>> START Extracted records
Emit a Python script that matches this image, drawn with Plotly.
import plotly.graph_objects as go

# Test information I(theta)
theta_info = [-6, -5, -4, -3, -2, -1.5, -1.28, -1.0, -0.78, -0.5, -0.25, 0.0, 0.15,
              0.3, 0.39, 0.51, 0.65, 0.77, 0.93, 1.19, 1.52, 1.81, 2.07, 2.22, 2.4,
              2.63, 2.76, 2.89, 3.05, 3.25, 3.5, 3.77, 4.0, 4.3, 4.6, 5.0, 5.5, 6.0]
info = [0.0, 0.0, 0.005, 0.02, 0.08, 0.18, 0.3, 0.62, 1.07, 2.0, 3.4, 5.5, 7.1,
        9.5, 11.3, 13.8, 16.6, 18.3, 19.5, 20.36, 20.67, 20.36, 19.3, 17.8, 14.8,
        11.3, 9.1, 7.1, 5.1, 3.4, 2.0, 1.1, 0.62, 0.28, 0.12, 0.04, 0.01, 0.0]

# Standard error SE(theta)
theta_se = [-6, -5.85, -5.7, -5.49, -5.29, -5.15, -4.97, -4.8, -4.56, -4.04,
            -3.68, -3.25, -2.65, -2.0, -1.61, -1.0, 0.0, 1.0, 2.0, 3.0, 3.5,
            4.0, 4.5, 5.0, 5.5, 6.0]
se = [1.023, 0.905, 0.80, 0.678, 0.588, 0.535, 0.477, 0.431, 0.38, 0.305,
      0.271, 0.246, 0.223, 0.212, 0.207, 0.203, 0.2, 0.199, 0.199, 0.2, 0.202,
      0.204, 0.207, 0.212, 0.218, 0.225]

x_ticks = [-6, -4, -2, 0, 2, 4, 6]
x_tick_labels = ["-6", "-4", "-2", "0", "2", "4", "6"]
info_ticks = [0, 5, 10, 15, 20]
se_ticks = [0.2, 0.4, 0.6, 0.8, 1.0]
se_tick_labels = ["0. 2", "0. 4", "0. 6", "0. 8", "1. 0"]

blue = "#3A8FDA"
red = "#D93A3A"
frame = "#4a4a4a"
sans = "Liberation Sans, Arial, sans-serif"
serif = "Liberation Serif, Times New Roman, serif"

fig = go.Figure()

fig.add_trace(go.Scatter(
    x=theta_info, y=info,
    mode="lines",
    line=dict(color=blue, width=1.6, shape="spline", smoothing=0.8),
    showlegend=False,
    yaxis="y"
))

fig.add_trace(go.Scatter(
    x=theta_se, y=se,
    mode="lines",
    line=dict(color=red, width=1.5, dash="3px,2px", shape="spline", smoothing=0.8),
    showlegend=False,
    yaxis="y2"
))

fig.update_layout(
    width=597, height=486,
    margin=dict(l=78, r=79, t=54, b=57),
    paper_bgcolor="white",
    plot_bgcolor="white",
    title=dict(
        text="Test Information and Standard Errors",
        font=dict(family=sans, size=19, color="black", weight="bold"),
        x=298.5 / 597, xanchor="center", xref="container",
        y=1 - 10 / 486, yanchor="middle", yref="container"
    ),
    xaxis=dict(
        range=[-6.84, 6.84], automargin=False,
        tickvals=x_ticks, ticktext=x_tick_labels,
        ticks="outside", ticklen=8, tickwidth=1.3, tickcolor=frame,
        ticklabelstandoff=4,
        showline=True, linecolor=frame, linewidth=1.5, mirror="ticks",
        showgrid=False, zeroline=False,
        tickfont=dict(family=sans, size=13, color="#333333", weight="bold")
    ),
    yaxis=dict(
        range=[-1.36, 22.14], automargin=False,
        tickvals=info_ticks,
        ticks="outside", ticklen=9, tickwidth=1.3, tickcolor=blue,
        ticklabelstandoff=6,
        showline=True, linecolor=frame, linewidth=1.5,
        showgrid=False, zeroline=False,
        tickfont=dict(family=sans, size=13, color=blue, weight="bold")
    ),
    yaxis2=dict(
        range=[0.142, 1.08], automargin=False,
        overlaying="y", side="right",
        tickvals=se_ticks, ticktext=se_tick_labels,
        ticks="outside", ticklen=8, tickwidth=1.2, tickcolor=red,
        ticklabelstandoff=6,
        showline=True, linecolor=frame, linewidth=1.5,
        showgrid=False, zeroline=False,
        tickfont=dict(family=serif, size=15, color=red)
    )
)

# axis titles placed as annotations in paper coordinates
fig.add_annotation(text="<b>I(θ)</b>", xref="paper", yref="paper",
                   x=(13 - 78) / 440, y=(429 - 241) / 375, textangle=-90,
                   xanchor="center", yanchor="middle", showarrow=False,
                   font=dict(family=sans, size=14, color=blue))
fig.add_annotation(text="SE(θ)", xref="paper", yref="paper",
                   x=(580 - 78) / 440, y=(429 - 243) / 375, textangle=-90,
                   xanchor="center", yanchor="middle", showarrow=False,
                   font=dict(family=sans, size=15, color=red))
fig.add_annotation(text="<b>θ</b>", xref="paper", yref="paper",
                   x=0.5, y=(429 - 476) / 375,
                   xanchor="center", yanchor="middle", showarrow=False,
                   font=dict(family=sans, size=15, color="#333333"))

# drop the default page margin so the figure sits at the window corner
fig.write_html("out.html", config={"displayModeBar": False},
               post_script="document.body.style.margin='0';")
>> END Extracted records
>> START Extracted records
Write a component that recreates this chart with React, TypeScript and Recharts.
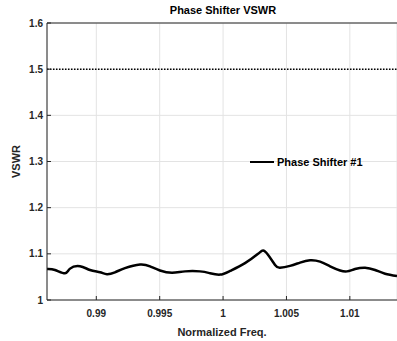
>> END Extracted records
>> START Extracted records
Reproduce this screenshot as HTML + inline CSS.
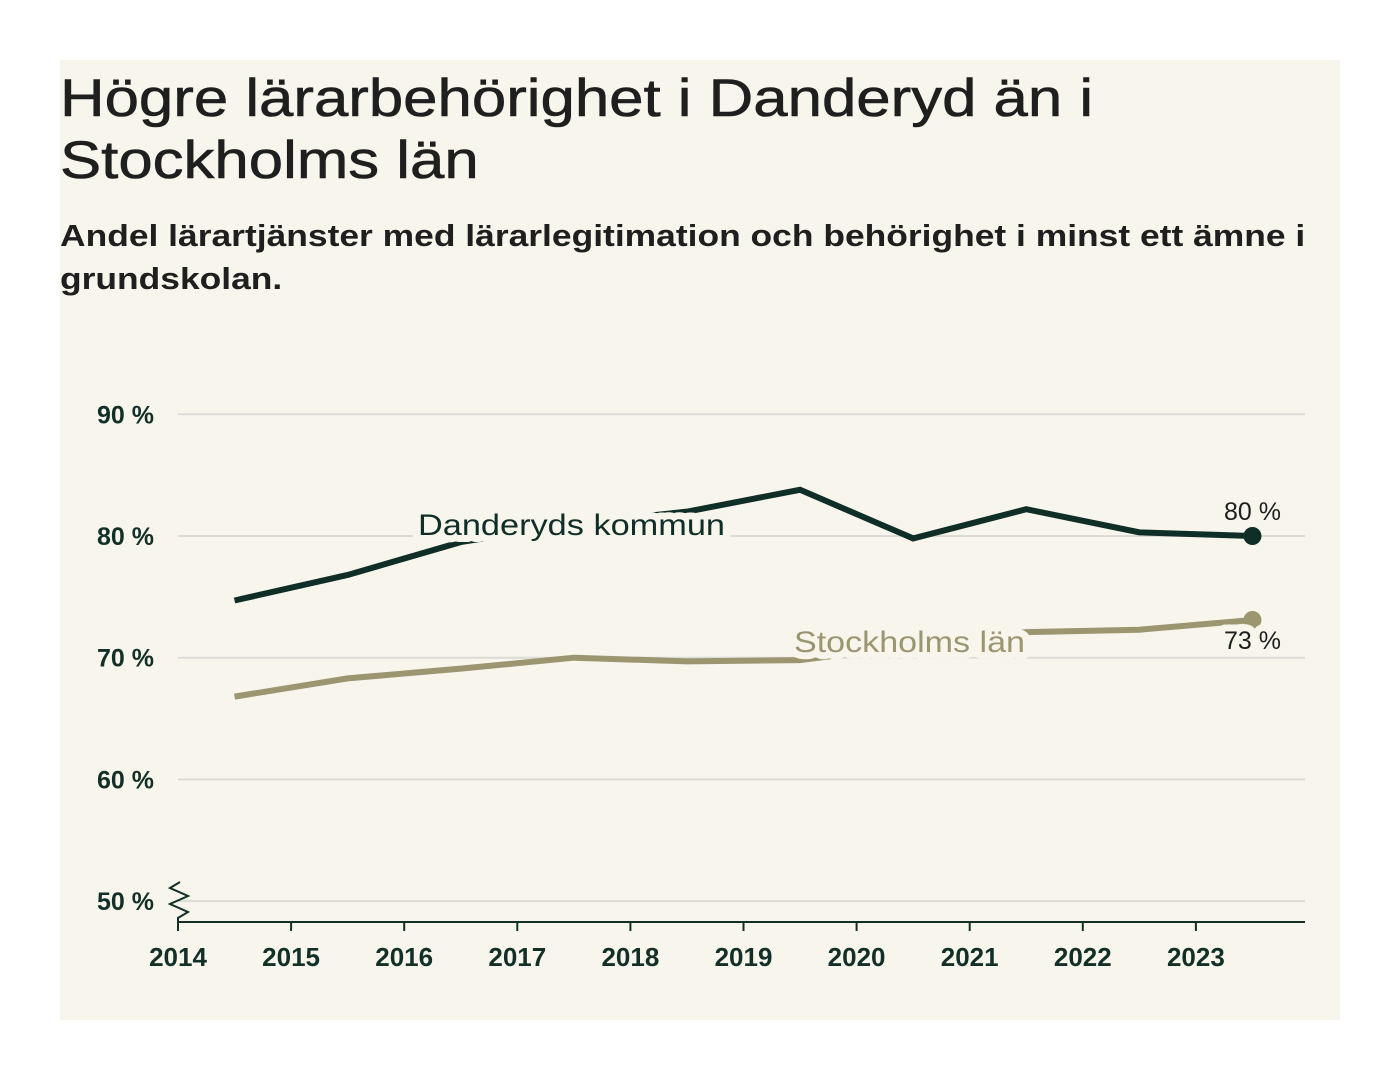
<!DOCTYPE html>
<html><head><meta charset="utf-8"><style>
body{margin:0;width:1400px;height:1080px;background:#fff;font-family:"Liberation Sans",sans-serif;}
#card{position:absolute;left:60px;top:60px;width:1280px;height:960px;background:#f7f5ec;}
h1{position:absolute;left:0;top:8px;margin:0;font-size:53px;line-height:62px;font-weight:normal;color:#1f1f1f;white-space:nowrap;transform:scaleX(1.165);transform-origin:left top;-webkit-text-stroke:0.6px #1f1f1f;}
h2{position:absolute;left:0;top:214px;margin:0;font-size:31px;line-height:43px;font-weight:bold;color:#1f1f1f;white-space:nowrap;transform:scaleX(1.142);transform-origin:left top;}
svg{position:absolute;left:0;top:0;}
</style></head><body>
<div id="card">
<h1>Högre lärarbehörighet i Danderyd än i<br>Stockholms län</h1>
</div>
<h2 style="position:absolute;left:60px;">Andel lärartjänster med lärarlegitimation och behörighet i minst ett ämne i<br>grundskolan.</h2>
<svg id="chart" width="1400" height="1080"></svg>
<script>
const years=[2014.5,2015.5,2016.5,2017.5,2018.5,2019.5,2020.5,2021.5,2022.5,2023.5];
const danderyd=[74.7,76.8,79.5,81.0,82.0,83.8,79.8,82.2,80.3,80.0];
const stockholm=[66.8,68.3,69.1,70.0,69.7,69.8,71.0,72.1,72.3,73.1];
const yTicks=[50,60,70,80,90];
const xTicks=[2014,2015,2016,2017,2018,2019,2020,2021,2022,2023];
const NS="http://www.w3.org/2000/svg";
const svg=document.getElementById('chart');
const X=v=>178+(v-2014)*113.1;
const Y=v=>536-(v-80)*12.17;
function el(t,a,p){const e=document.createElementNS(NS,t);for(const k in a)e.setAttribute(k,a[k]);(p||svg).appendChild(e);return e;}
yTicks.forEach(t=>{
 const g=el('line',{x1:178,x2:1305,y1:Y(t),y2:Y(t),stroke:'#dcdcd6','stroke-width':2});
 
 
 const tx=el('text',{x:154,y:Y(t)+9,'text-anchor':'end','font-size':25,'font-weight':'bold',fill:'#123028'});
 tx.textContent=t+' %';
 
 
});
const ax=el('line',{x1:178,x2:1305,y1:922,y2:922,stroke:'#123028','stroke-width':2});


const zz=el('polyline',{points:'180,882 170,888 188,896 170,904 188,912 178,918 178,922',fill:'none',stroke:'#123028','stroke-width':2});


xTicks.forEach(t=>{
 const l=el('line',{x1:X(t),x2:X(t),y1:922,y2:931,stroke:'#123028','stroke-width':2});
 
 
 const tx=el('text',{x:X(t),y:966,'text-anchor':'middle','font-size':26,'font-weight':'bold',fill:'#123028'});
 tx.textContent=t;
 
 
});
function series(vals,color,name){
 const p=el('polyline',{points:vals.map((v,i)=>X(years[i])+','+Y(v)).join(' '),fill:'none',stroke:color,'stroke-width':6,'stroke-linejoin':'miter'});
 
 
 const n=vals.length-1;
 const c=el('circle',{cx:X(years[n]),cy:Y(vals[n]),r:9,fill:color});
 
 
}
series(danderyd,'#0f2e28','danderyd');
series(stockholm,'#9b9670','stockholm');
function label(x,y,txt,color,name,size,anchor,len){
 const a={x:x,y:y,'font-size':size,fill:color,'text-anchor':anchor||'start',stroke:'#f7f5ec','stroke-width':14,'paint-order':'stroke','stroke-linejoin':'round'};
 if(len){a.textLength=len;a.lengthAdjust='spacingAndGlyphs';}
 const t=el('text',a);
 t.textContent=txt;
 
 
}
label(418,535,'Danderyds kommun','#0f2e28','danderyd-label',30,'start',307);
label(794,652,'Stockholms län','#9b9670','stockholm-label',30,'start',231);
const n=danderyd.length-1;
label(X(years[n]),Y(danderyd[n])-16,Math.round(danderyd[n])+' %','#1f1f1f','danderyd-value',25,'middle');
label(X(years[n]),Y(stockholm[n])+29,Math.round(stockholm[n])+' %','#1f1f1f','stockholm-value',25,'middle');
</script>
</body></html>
>> END Extracted records
§ **Short exercise**
Return nothing but the lines running from the line with "Emit a Python" through the line with "import plotly.graph_objects as go", exactly as they appear.

§ **Result**
Emit a Python script that matches this image, drawn with Plotly.
import plotly.graph_objects as go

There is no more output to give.